▸ **Short task**:
Return the material exactly, first line through the line containing "from matplotlib.patches import", and nothing more. Pictures stay out.

▸ **Data extract**:
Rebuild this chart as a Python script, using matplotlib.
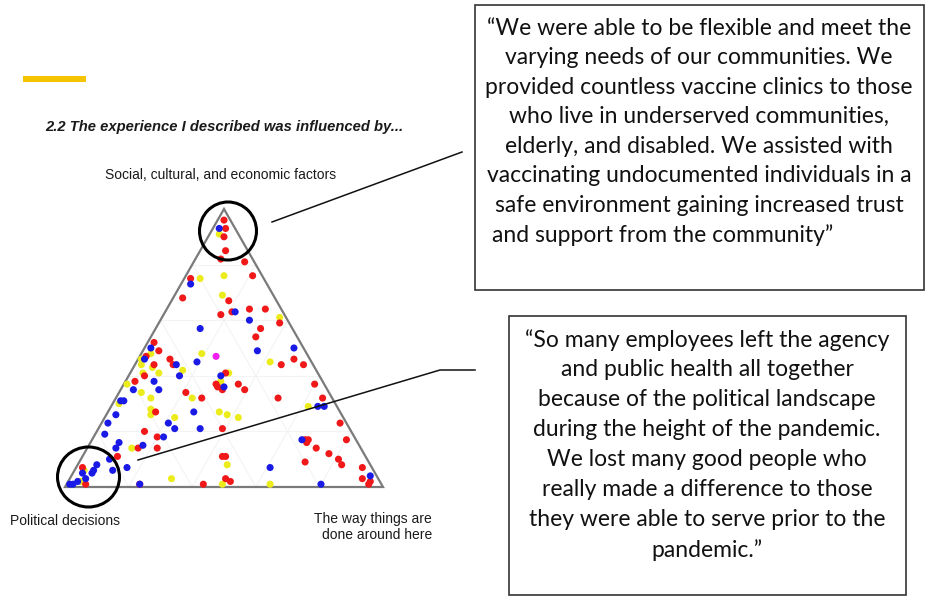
import numpy as np
import matplotlib.pyplot as plt
from matplotlib.patches import Polygon, Rectangle, Ellipse

# ternary shares in percent: social (top corner) and way (right corner)
# political = 100 - social - way
red_social = [96, 93, 90, 85, 82, 75, 68, 67, 63, 62, 52, 81, 76, 64, 64, 59, 57, 54,
              46, 44, 44, 49, 47, 46, 44, 44, 40, 38, 34, 32, 27, 20, 21, 18, 14, 14,
              11, 7, 1, 1, 1, 11, 11, 3, 2, 41, 37, 36, 35, 37, 35, 32, 37, 32, 23,
              17, 17, 17, 16, 14, 12, 9, 10, 8, 7, 3, 2, 1]
red_way = [2, 4, 5, 8, 8, 2, 3, 18, 21, 18, 2, 16, 21, 26, 31, 38, 33, 33,
           49, 46, 53, 5, 2, 10, 12, 6, 5, 3, 21, 27, 15, 15, 39, 20, 22, 16,
           11, 2, 6, 23, 43, 44, 45, 49, 51, 30, 29, 30, 32, 36, 39, 51, 60, 65, 75,
           80, 67, 68, 68, 72, 77, 71, 81, 83, 90, 92, 95, 95]

blue_social = [93, 73, 63, 57, 60, 49, 50, 50, 46, 44, 45, 40, 38, 35, 35, 31, 31, 26,
               27, 23, 21, 23, 19, 21, 18, 15, 16, 14, 10, 7, 6, 8, 6, 5, 5, 3, 2, 1,
               1, 1, 40, 36, 7, 29, 29, 17, 4, 1]
blue_way = [2, 3, 22, 14, 28, 36, 47, 2, 2, 13, 19, 16, 9, 12, 4, 2, 3, 3,
            27, 21, 24, 2, 3, 32, 22, 17, 9, 9, 9, 16, 12, 6, 6, 6, 3, 5, 3, 2,
            1, 23, 29, 32, 61, 65, 67, 66, 94, 80]

yellow_social = [91, 75, 76, 69, 61, 45, 48, 46, 44, 43, 48, 42, 41, 41, 37, 34, 32, 32,
                 30, 28, 26, 25, 27, 26, 25, 14, 6, 2, 3, 8, 1, 1, 29, 41, 38]
yellow_way = [3, 5, 12, 15, 37, 42, 3, 1, 2, 6, 19, 16, 4, 9, 1, 7, 11, 24,
              2, 13, 14, 22, 35, 38, 42, 14, 3, 4, 32, 47, 49, 64, 62, 31, 30]

magenta_social = [47]
magenta_way = [24]

top_label = "Social, cultural, and economic factors"
left_label = "Political decisions"
right_label = "The way things are\ndone around here"
title = "2.2 The experience I described was influenced by..."

quote1 = ["\u201cWe were able to be flexible and meet the",
          "varying needs of our communities. We",
          "provided countless vaccine clinics to those",
          "who live in underserved communities,",
          "elderly, and disabled. We assisted with",
          "vaccinating undocumented individuals in a",
          "safe environment gaining increased trust",
          "and support from the community\u201d"]
quote2 = ["\u201cSo many employees left the agency",
          "and public health all together",
          "because of the political landscape",
          "during the height of the pandemic.",
          "We lost many good people who",
          "really made a difference to those",
          "they were able to serve prior to the",
          "pandemic.\u201d"]

H = np.sqrt(3) / 2


def to_xy(social, way):
    a = np.array(social) / 100.0
    c = np.array(way) / 100.0
    return c + a / 2, a * H


W, HT = 935, 609
fig = plt.figure(figsize=(W / 100, HT / 100), dpi=100)

# ternary panel
ax = fig.add_axes([65 / W, (HT - 487) / HT, 318 / W, 278 / HT])
ax.set_xlim(0, 1)
ax.set_ylim(0, H)
ax.axis("off")

for t in [0.2, 0.4, 0.6, 0.8]:
    ax.plot([t / 2, 1 - t / 2], [t * H, t * H], color="#f3f3f3", lw=0.8, zorder=1)
    ax.plot([t, t + (1 - t) / 2], [0, (1 - t) * H], color="#f3f3f3", lw=0.8, zorder=1)
    ax.plot([1 - t, (1 - t) / 2], [0, (1 - t) * H], color="#f3f3f3", lw=0.8, zorder=1)

ax.add_patch(Polygon([(0, 0), (1, 0), (0.5, H)], closed=True, fill=False,
                     edgecolor="#7a7a7a", lw=1.6, zorder=2, clip_on=False))

for soc, way, col in [(yellow_social, yellow_way, "#ecec1c"),
                      (red_social, red_way, "#f01818"),
                      (blue_social, blue_way, "#1a1ae6"),
                      (magenta_social, magenta_way, "#f020f0")]:
    x, y = to_xy(soc, way)
    ax.scatter(x, y, s=26, color=col, edgecolors="none", zorder=3, clip_on=False)

# overlay in pixel space
ov = fig.add_axes([0, 0, 1, 1], facecolor="none")
ov.set_xlim(0, W)
ov.set_ylim(HT, 0)
ov.axis("off")

ov.add_patch(Rectangle((23, 76), 63, 6, color="#f5c400", lw=0))
ov.text(45, 127, title, fontsize=10.6, fontweight="bold", fontstyle="italic",
        family="Liberation Sans", color="#1a1a1a", ha="left", va="center")

lab = dict(fontsize=10, family="Liberation Sans", color="#1a1a1a")
ov.text(220.5, 175, top_label, ha="center", va="center", **lab)
ov.text(10, 521, left_label, ha="left", va="center", **lab)
ov.text(432, 512, right_label, ha="right", va="top", **lab)

ov.add_patch(Ellipse((228, 231), 57, 58, fill=False, edgecolor="black", lw=2.2))
ov.add_patch(Ellipse((88.5, 477), 62, 60, fill=False, edgecolor="black", lw=2.2))
ov.plot([272, 462], [222, 152], color="#111111", lw=1.1)
ov.plot([138, 440, 475], [460, 370, 370], color="#111111", lw=1.1)

ov.add_patch(Rectangle((474.5, 4.5), 449.5, 285.5, fill=False, edgecolor="#333333", lw=1.2))
ov.add_patch(Rectangle((508.5, 316), 397, 279, fill=False, edgecolor="#333333", lw=1.2))

q = dict(fontsize=16.5, family="Lato", color="#111111", va="center")
for i, line in enumerate(quote1):
    if i == len(quote1) - 1:
        ov.text(491.7, 28.3 + i * 29.5, line, ha="left", **q)
    else:
        ov.text(699, 28.3 + i * 29.5, line, ha="center", **q)
for i, line in enumerate(quote2):
    ov.text(707, 340 + i * 30, line, ha="center", **q)

fig.savefig("out.png", dpi=100)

▸ **Task output**:
Rebuild this chart as a Python script, using matplotlib.
import numpy as np
import matplotlib.pyplot as plt
from matplotlib.patches import Polygon, Rectangle, Ellipse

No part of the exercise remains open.